Reproduce, character for character, the lines below from the first through the one with "var yTicks = [1, 3, 5, 7, 9, 11, 13];". Leave pictures out.

Raw data -
=====

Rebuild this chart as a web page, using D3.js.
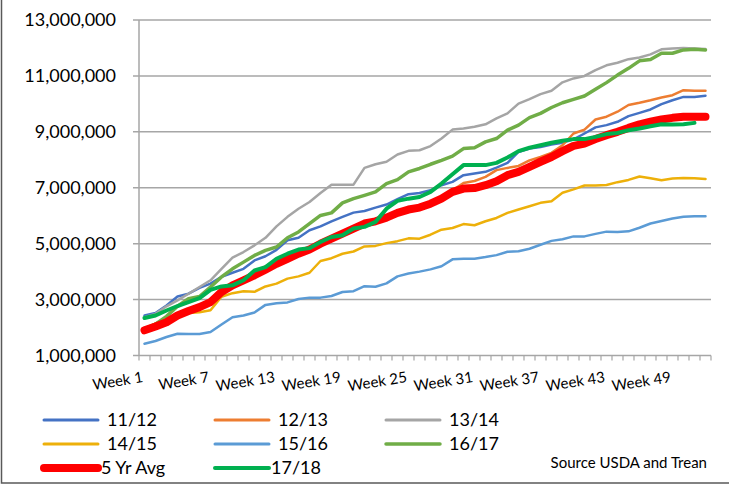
<!DOCTYPE html>
<html lang="en">
<head>
<meta charset="utf-8">
<title>Weekly cumulative exports</title>
<script src="https://d3js.org/d3.v7.min.js"></script>
<style>
  body { margin: 0; background: #fff; }
  svg { display: block; font-family: Lato, "Open Sans", sans-serif; }
</style>
</head>
<body>
<script>
// values in millions
var weeks = d3.range(1, 53).map(function(i) { return "Week " + i; });
var yTicks = [1, 3, 5, 7, 9, 11, 13];

var s1112 = [2.43,2.52,2.79,3.11,3.21,3.42,3.57,3.81,3.96,4.10,4.40,4.55,4.78,5.12,5.21,5.48,5.62,5.80,5.96,6.11,6.17,6.29,6.40,6.59,6.77,6.81,6.91,7.09,7.21,7.45,7.51,7.57,7.72,7.89,8.28,8.40,8.46,8.55,8.61,8.73,8.94,9.16,9.24,9.36,9.56,9.68,9.80,9.99,10.13,10.25,10.25,10.29];
var s1213 = [1.92,2.06,2.22,2.45,2.62,2.76,2.95,3.30,3.53,3.70,3.88,4.08,4.30,4.48,4.66,4.82,5.03,5.22,5.40,5.58,5.75,5.83,5.95,6.12,6.22,6.30,6.45,6.66,6.91,7.17,7.24,7.39,7.63,7.71,7.78,7.98,8.10,8.25,8.52,8.94,9.08,9.44,9.54,9.72,9.96,10.04,10.13,10.23,10.31,10.49,10.47,10.47];
var s1314 = [2.37,2.49,2.76,2.97,3.21,3.45,3.69,4.10,4.50,4.70,4.94,5.21,5.62,5.96,6.25,6.49,6.81,7.11,7.11,7.11,7.71,7.84,7.93,8.19,8.32,8.34,8.49,8.76,9.08,9.12,9.18,9.27,9.48,9.66,10.01,10.17,10.35,10.47,10.77,10.91,11.00,11.21,11.38,11.47,11.60,11.66,11.77,11.95,11.98,12.00,11.98,11.96];
var s1415 = [1.95,2.15,2.30,2.45,2.52,2.55,2.62,3.10,3.23,3.30,3.28,3.47,3.57,3.75,3.83,3.96,4.38,4.48,4.64,4.72,4.90,4.92,5.02,5.09,5.19,5.18,5.32,5.50,5.56,5.70,5.66,5.80,5.92,6.10,6.22,6.34,6.46,6.52,6.82,6.94,7.08,7.08,7.10,7.20,7.28,7.40,7.34,7.27,7.33,7.35,7.34,7.31];
var s1516 = [1.42,1.52,1.66,1.78,1.77,1.77,1.84,2.11,2.37,2.43,2.54,2.81,2.87,2.90,3.02,3.07,3.07,3.13,3.27,3.30,3.48,3.46,3.58,3.83,3.93,4.00,4.08,4.19,4.44,4.46,4.46,4.52,4.59,4.71,4.73,4.82,4.96,5.10,5.16,5.26,5.26,5.35,5.43,5.42,5.44,5.57,5.72,5.81,5.90,5.96,5.98,5.98];
var s1617 = [1.95,2.12,2.40,2.76,3.03,3.11,3.45,3.81,4.10,4.34,4.58,4.76,4.88,5.21,5.42,5.72,6.01,6.10,6.46,6.61,6.73,6.85,7.15,7.29,7.57,7.69,7.84,7.98,8.13,8.40,8.43,8.64,8.76,9.06,9.24,9.51,9.66,9.87,10.04,10.16,10.28,10.52,10.76,11.03,11.27,11.54,11.59,11.81,11.81,11.93,11.95,11.93];
var avg5 = [1.90,2.04,2.19,2.43,2.59,2.73,2.91,3.27,3.51,3.69,3.87,4.07,4.28,4.46,4.64,4.79,5.00,5.18,5.36,5.54,5.72,5.80,5.93,6.10,6.22,6.29,6.43,6.61,6.85,6.97,6.99,7.09,7.23,7.45,7.57,7.75,7.93,8.10,8.31,8.50,8.58,8.74,8.88,9.00,9.14,9.27,9.36,9.44,9.50,9.54,9.54,9.54];
var s1718 = [2.34,2.43,2.61,2.77,2.91,3.05,3.35,3.47,3.51,3.69,4.04,4.16,4.46,4.64,4.79,4.84,5.06,5.24,5.30,5.54,5.60,5.78,6.25,6.53,6.61,6.67,6.85,7.15,7.48,7.81,7.81,7.81,7.89,8.08,8.31,8.43,8.52,8.61,8.68,8.74,8.74,8.82,8.92,8.96,9.06,9.12,9.20,9.27,9.26,9.27,9.32];

var series = [
  {name: "11/12", values: s1112, color: "#4472C4", w: 2.5},
  {name: "12/13", values: s1213, color: "#ED7D31", w: 2.5},
  {name: "13/14", values: s1314, color: "#A5A5A5", w: 2.5},
  {name: "14/15", values: s1415, color: "#EDB00A", w: 2.5},
  {name: "15/16", values: s1516, color: "#5B9BD5", w: 2.5},
  {name: "16/17", values: s1617, color: "#70AD47", w: 3.5},
  {name: "5 Yr Avg", values: avg5, color: "#FF0000", w: 8},
  {name: "17/18", values: s1718, color: "#00B050", w: 4}
];

var width = 729, height = 487;
var plotLeft = 139, plotRight = 711, plotTop = 20, plotBottom = 355.5;

var svg = d3.select("body").append("svg")
    .attr("width", width)
    .attr("height", height);

var x = d3.scaleBand().domain(weeks).range([plotLeft, plotRight]).padding(0);
var y = d3.scaleLinear().domain([1, 13]).range([plotBottom, plotTop]);
var fmt = d3.format(",");

// gridlines + y labels
svg.append("g").selectAll("line")
    .data(yTicks)
    .enter().append("line")
    .attr("x1", plotLeft - 6).attr("x2", plotRight)
    .attr("y1", function(d) { return y(d); })
    .attr("y2", function(d) { return y(d); })
    .attr("stroke", "#a6a6a6")
    .attr("stroke-width", 1.5);

svg.append("g").selectAll("text")
    .data(yTicks)
    .enter().append("text")
    .attr("x", 116)
    .attr("y", function(d) { return y(d); })
    .attr("dy", "0.36em")
    .attr("text-anchor", "end")
    .attr("font-size", 18)
    .attr("fill", "#000")
    .text(function(d) { return fmt(d * 1e6); });

// y axis line
svg.append("line")
    .attr("x1", plotLeft).attr("x2", plotLeft)
    .attr("y1", plotTop).attr("y2", plotBottom)
    .attr("stroke", "#a6a6a6").attr("stroke-width", 1.5);

// x tick marks between categories
var tickXs = weeks.map(function(w) { return x(w); }).concat([plotRight]);
svg.append("g").selectAll("line")
    .data(tickXs)
    .enter().append("line")
    .attr("x1", function(d) { return d; })
    .attr("x2", function(d) { return d; })
    .attr("y1", plotBottom).attr("y2", plotBottom + 5)
    .attr("stroke", "#a6a6a6").attr("stroke-width", 1.2);

// x labels every 6 weeks
svg.append("g").selectAll("text")
    .data(weeks.filter(function(w, i) { return i % 6 === 0; }))
    .enter().append("text")
    .attr("transform", function(d) {
        return "translate(" + (x(d) + x.bandwidth() / 2 - 1) + "," + 382 + ") rotate(-9)";
    })
    .attr("text-anchor", "end")
    .attr("font-size", 15)
    .text(function(d) { return d; });

// lines
var line = d3.line()
    .x(function(d, i) { return x(weeks[i]) + x.bandwidth() / 2; })
    .y(function(d) { return y(d); });

svg.append("g").selectAll("path")
    .data(series)
    .enter().append("path")
    .attr("d", function(d) { return line(d.values); })
    .attr("fill", "none")
    .attr("stroke", function(d) { return d.color; })
    .attr("stroke-width", function(d) { return d.w; })
    .attr("stroke-linejoin", "round")
    .attr("stroke-linecap", "round");

// legend
var legendPos = [
  {sx: 44, tx: 107, y: 420}, {sx: 215, tx: 278, y: 420}, {sx: 386, tx: 449, y: 420},
  {sx: 44, tx: 107, y: 444}, {sx: 215, tx: 278, y: 444}, {sx: 386, tx: 449, y: 444},
  {sx: 44, tx: 101, y: 468}, {sx: 215, tx: 271, y: 468}
];

var leg = svg.append("g").selectAll("g")
    .data(series)
    .enter().append("g");

leg.append("line")
    .attr("x1", function(d, i) { return legendPos[i].sx; })
    .attr("x2", function(d, i) { return legendPos[i].sx + 54; })
    .attr("y1", function(d, i) { return legendPos[i].y; })
    .attr("y2", function(d, i) { return legendPos[i].y; })
    .attr("stroke", function(d) { return d.color; })
    .attr("stroke-width", function(d) { return d.w < 3 ? 3 : d.w; })
    .attr("stroke-linecap", "round");

leg.append("text")
    .attr("x", function(d, i) { return legendPos[i].tx; })
    .attr("y", function(d, i) { return legendPos[i].y; })
    .attr("dy", "0.36em")
    .attr("font-size", 18)
    .text(function(d) { return d.name; });

svg.append("text")
    .attr("x", 707).attr("y", 468)
    .attr("text-anchor", "end")
    .attr("font-size", 15)
    .text("Source USDA and Trean");

// frame (left and bottom edges visible)
svg.append("path")
    .attr("d", "M1.5,0 V483 H" + width)
    .attr("fill", "none")
    .attr("stroke", "#595959")
    .attr("stroke-width", 1.5);
</script>
</body>
</html>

=====

Complete answer -
Rebuild this chart as a web page, using D3.js.
<!DOCTYPE html>
<html lang="en">
<head>
<meta charset="utf-8">
<title>Weekly cumulative exports</title>
<script src="https://d3js.org/d3.v7.min.js"></script>
<style>
  body { margin: 0; background: #fff; }
  svg { display: block; font-family: Lato, "Open Sans", sans-serif; }
</style>
</head>
<body>
<script>
// values in millions
var weeks = d3.range(1, 53).map(function(i) { return "Week " + i; });
var yTicks = [1, 3, 5, 7, 9, 11, 13];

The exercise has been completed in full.